** WORK INSTRUCTIONS **
Retype the opening lines of the listing below, ending with the line that contains "54.5, 63.5, 70]", and leave out any pictures.

** SUPPLIED INFORMATION **
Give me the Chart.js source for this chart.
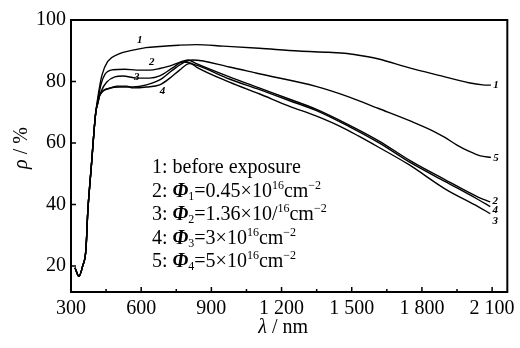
<!DOCTYPE html>
<html lang="en">
<head>
<meta charset="UTF-8">
<title>Reflectance spectra</title>
<style>
  body { margin: 0; background: #fff; }
</style>
</head>
<body>
<canvas id="chart" width="520" height="348"></canvas>
<script src="https://cdn.jsdelivr.net/npm/chart.js@4/dist/chart.umd.min.js"></script>
<script>
// common steep rise, all five curves start on it
const riseNm = [317, 334, 350, 364, 372, 381, 389, 398, 406]
const riseR  = [19.4, 16.6, 20, 25.5, 38, 47, 54.5, 63.5, 70]

// 1: before exposure
const nm1 = [415, 432, 457, 500, 560, 620, 680, 760, 836, 950, 1104, 1274, 1400, 1480, 1550, 1615, 1743, 1883, 2000, 2060, 2095]
const r1  = [75, 82, 86.5, 88.8, 90.1, 91, 91.4, 91.8, 92, 91.5, 90.8, 89.9, 89.5, 89.1, 88.3, 87.3, 84.5, 81.8, 79.6, 78.9, 78.8]

// 2: phi1
const nm2 = [415, 428, 445, 479, 530, 581, 636, 679, 720, 764, 800, 836, 977, 1104, 1232, 1347, 1487, 1615, 1755, 1900, 2040, 2092]
const r2  = [74, 79, 82.3, 83.8, 84, 83.7, 83.7, 84.2, 85, 86.2, 87, 85.8, 81.5, 77.9, 74.3, 71, 65.9, 60.7, 54, 48, 42.4, 40.8]

// 3: phi2
const nm3 = [415, 430, 453, 487, 521, 581, 636, 679, 734, 777, 810, 836, 977, 1104, 1232, 1347, 1450, 1530, 1615, 1743, 1900, 2040, 2092]
const r3  = [73.5, 77, 79.8, 81.5, 81.8, 81.1, 81.1, 81.8, 84.4, 86.3, 86, 84.7, 79.8, 76, 72, 68.8, 65.4, 62.2, 58.6, 53, 45, 39.3, 37]

// 4: phi3
const nm4 = [415, 423, 466, 496, 538, 564, 623, 679, 721, 764, 806, 836, 977, 1104, 1232, 1347, 1487, 1615, 1755, 1900, 2040, 2092]
const r4  = [73, 75.5, 77.8, 78.5, 78.5, 77.9, 78.2, 78.9, 81, 83.7, 85.8, 85.3, 80.8, 77.4, 73.8, 70.6, 65.4, 60.1, 53.4, 47.4, 41.6, 39.3]

// 5: phi4
const nm5 = [415, 423, 466, 509, 564, 623, 679, 734, 785, 819, 977, 1104, 1347, 1487, 1615, 1755, 1850, 1900, 1950, 2000, 2050, 2095]
const r5  = [73, 75.5, 77.8, 78.2, 78.2, 78.9, 80.5, 83.7, 86.3, 87, 84.7, 82.5, 78.4, 75, 71.2, 67, 63.8, 61.7, 59.3, 57.3, 55.8, 55.3]

const xTicks = [300, 600, 900, 1200, 1500, 1800, 2100]
const xMinor = [450, 750, 1050, 1350, 1650, 1950]
const yTicks = [20, 40, 60, 80, 100]

// curve numbers written next to the lines [text, nm, rho]
const curveTags = [
  ['1', 594, 93.5], ['2', 645, 86.3], ['3', 581, 81.5], ['4', 691, 77],
  ['1', 2117, 78.9], ['5', 2117, 55.1], ['2', 2113, 40.9], ['4', 2113, 38.2], ['3', 2113, 34.6]
]

const legendLines = [
  [['1: before exposure', 'n']],
  [['2: ', 'n'], ['Φ', 'i'], ['1', 'sub'], ['=0.45×10', 'n'], ['16', 'sup'], ['cm', 'n'], ['−2', 'sup']],
  [['3: ', 'n'], ['Φ', 'i'], ['2', 'sub'], ['=1.36×10/', 'n'], ['16', 'sup'], ['cm', 'n'], ['−2', 'sup']],
  [['4: ', 'n'], ['Φ', 'i'], ['3', 'sub'], ['=3×10', 'n'], ['16', 'sup'], ['cm', 'n'], ['−2', 'sup']],
  [['5: ', 'n'], ['Φ', 'i'], ['4', 'sub'], ['=5×10', 'n'], ['16', 'sup'], ['cm', 'n'], ['−2', 'sup']]
]

const zip = (xs, ys) => xs.map((v, i) => ({ x: v, y: ys[i] }))
const rise = zip(riseNm, riseR)
const curves = [[nm1, r1], [nm2, r2], [nm3, r3], [nm4, r4], [nm5, r5]]

const serif = '"Liberation Serif", "Times New Roman", serif'

function drawRich(ctx, x, y, parts, size) {
  for (const [txt, st] of parts) {
    let dy = 0
    let font = size + 'px ' + serif
    if (st === 'i') font = 'italic bold ' + size + 'px ' + serif
    if (st === 'it') font = 'italic ' + size + 'px ' + serif
    if (st === 'sub') { font = Math.round(size * 0.6) + 'px ' + serif; dy = 5 }
    if (st === 'sup') { font = Math.round(size * 0.6) + 'px ' + serif; dy = -6 }
    ctx.font = font
    ctx.fillText(txt, x, y + dy)
    x += ctx.measureText(txt).width
  }
  return x
}

function richWidth(ctx, parts, size) {
  ctx.save()
  ctx.globalAlpha = 0
  const w = drawRich(ctx, 0, 0, parts, size)
  ctx.restore()
  return w
}

const decor = {
  id: 'decor',
  afterDraw(chart) {
    const { ctx, chartArea: a, scales: { x, y } } = chart
    ctx.save()
    ctx.strokeStyle = '#000'
    ctx.fillStyle = '#000'

    // frame
    ctx.lineWidth = 2
    ctx.strokeRect(a.left, a.top, a.right - a.left, a.bottom - a.top)

    // inward ticks
    ctx.lineWidth = 1.5
    ctx.beginPath()
    for (const v of xTicks) {
      const px = x.getPixelForValue(v)
      ctx.moveTo(px, a.bottom); ctx.lineTo(px, a.bottom - 5)
    }
    for (const v of xMinor) {
      const px = x.getPixelForValue(v)
      ctx.moveTo(px, a.bottom); ctx.lineTo(px, a.bottom - 3)
    }
    for (const v of yTicks) {
      const py = y.getPixelForValue(v)
      ctx.moveTo(a.left, py); ctx.lineTo(a.left + 5, py)
    }
    ctx.stroke()

    // curve numbers
    ctx.font = 'italic bold 11px ' + serif
    ctx.textAlign = 'center'
    ctx.textBaseline = 'middle'
    for (const [t, nm, r] of curveTags) {
      ctx.fillText(t, x.getPixelForValue(nm), y.getPixelForValue(r))
    }

    // legend block
    ctx.textAlign = 'left'
    legendLines.forEach((parts, i) => {
      drawRich(ctx, a.left + 81, a.top + 148 + i * 23.5, parts, 20)
    })

    // x title
    const xTitle = [['λ', 'it'], [' / nm', 'n']]
    const xw = richWidth(ctx, xTitle, 20)
    drawRich(ctx, (a.left + a.right) / 2 - 6 - xw / 2, 328, xTitle, 20)

    // y title
    const yTitle = [['ρ', 'it'], [' / %', 'n']]
    const yw = richWidth(ctx, yTitle, 20)
    ctx.translate(22, 148)
    ctx.rotate(-Math.PI / 2)
    drawRich(ctx, -yw / 2, 0, yTitle, 20)
    ctx.restore()
  }
}

const fmt = v => v >= 1000 ? Math.floor(v / 1000) + ' ' + String(v % 1000).padStart(3, '0') : String(v)

new Chart(document.getElementById('chart'), {
  type: 'line',
  data: {
    datasets: curves.map(([xs, ys], i) => ({
      label: String(i + 1),
      data: rise.concat(zip(xs, ys)),
      borderColor: '#000',
      borderWidth: 1.4,
      pointRadius: 0,
      fill: false,
      cubicInterpolationMode: 'monotone'
    }))
  },
  options: {
    responsive: false,
    animation: false,
    layout: { padding: { top: 20, right: 11, left: 0, bottom: 0 } },
    plugins: { legend: { display: false }, tooltip: { enabled: false } },
    scales: {
      x: {
        type: 'linear', min: 300, max: 2165,
        afterBuildTicks: s => { s.ticks = xTicks.map(v => ({ value: v })) },
        afterFit: s => { s.height = 56 },
        grid: { display: false, drawTicks: false },
        border: { display: false },
        ticks: {
          padding: 5, color: '#000', maxRotation: 0, autoSkip: false,
          font: { family: 'Liberation Serif', size: 20 },
          callback: fmt
        }
      },
      y: {
        type: 'linear', min: 11.5, max: 100,
        afterBuildTicks: s => { s.ticks = yTicks.map(v => ({ value: v })) },
        afterFit: s => { s.width = 71 },
        grid: { display: false, drawTicks: false },
        border: { display: false },
        ticks: {
          padding: 5, color: '#000',
          font: { family: 'Liberation Serif', size: 20 }
        }
      }
    }
  },
  plugins: [decor]
})
</script>
</body>
</html>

** RESULT OF THIS TASK **
Give me the Chart.js source for this chart.
<!DOCTYPE html>
<html lang="en">
<head>
<meta charset="UTF-8">
<title>Reflectance spectra</title>
<style>
  body { margin: 0; background: #fff; }
</style>
</head>
<body>
<canvas id="chart" width="520" height="348"></canvas>
<script src="https://cdn.jsdelivr.net/npm/chart.js@4/dist/chart.umd.min.js"></script>
<script>
// common steep rise, all five curves start on it
const riseNm = [317, 334, 350, 364, 372, 381, 389, 398, 406]
const riseR  = [19.4, 16.6, 20, 25.5, 38, 47, 54.5, 63.5, 70]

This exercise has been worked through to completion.